## WRITTEN INSTRUCTION
Repeat everything from the first line of the listing below through the line that contains "import plotly.graph_objects as go", exactly. Leave out pictures.

## INFORMATION PROVIDED

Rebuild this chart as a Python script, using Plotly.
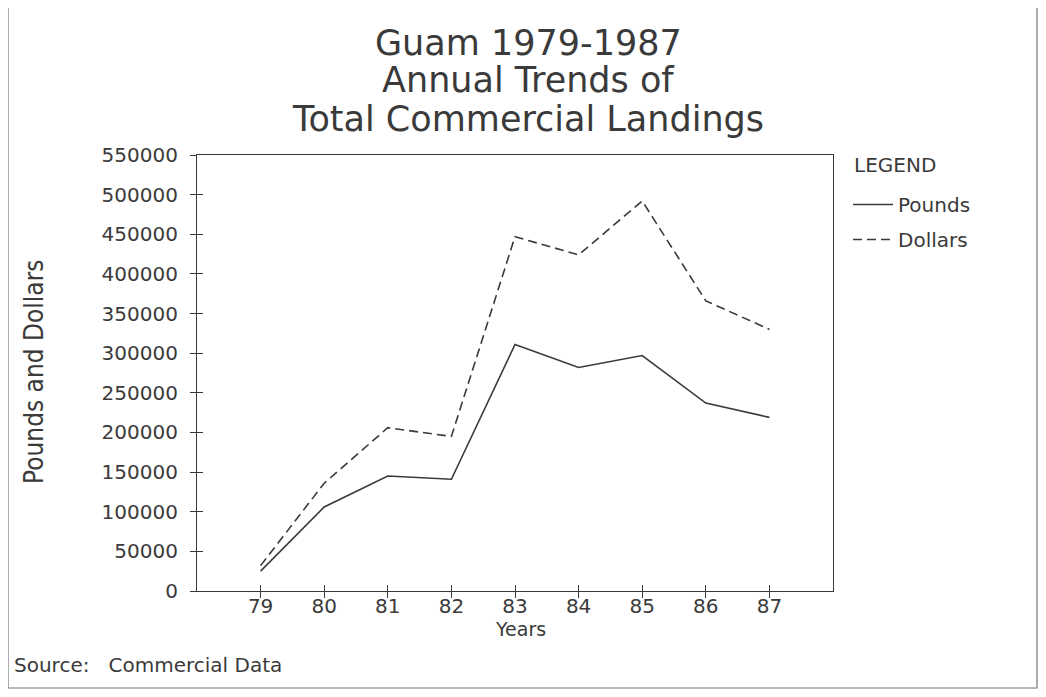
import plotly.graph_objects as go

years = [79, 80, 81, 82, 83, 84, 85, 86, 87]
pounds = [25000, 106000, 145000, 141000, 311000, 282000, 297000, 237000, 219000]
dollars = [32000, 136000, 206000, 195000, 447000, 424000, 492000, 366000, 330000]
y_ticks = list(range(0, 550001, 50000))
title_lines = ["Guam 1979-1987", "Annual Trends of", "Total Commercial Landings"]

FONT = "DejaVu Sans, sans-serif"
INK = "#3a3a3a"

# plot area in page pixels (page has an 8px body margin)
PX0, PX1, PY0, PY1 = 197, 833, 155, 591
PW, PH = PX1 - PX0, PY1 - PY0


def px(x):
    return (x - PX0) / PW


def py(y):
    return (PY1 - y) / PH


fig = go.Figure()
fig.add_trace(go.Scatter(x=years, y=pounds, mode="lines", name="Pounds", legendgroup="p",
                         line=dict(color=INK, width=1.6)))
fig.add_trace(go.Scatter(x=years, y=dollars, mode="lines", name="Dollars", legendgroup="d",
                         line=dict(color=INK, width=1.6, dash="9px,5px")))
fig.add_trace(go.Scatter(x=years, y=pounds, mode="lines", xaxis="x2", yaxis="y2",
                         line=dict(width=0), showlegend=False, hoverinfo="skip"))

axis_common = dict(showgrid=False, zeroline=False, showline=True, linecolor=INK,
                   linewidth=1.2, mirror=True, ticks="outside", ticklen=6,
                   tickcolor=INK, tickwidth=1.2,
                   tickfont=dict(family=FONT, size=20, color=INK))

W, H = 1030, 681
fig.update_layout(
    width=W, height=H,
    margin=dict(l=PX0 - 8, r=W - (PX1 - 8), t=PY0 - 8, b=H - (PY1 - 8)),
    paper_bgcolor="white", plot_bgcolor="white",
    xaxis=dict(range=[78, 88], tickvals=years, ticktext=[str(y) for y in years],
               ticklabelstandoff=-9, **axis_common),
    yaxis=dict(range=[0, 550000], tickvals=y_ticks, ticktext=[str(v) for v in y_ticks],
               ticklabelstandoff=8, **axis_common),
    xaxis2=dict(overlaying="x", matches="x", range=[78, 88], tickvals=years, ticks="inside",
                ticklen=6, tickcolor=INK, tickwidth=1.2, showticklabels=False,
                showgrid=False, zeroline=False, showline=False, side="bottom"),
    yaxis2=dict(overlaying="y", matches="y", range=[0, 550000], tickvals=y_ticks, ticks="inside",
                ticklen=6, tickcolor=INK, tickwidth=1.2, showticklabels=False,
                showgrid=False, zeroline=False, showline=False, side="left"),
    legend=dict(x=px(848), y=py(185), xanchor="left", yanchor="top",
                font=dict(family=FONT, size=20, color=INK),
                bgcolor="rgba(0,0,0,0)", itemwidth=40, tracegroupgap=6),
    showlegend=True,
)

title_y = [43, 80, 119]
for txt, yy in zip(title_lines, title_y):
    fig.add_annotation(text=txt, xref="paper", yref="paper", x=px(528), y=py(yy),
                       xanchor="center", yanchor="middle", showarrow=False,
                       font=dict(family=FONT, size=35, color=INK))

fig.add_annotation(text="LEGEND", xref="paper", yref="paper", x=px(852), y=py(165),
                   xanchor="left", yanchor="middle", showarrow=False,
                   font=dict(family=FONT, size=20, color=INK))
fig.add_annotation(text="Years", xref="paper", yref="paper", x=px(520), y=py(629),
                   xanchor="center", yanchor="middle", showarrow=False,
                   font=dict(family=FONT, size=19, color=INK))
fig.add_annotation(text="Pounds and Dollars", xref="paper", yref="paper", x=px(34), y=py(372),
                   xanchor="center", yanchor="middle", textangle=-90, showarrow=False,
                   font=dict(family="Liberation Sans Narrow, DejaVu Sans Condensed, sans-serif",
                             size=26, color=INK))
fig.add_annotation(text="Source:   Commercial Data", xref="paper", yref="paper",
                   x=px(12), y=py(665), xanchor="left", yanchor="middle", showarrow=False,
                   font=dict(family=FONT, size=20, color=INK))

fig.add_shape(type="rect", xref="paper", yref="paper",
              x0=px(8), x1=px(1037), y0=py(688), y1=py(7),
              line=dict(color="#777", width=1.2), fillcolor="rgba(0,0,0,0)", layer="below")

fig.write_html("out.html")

## ANSWER FOR THIS EXERCISE
Rebuild this chart as a Python script, using Plotly.
import plotly.graph_objects as go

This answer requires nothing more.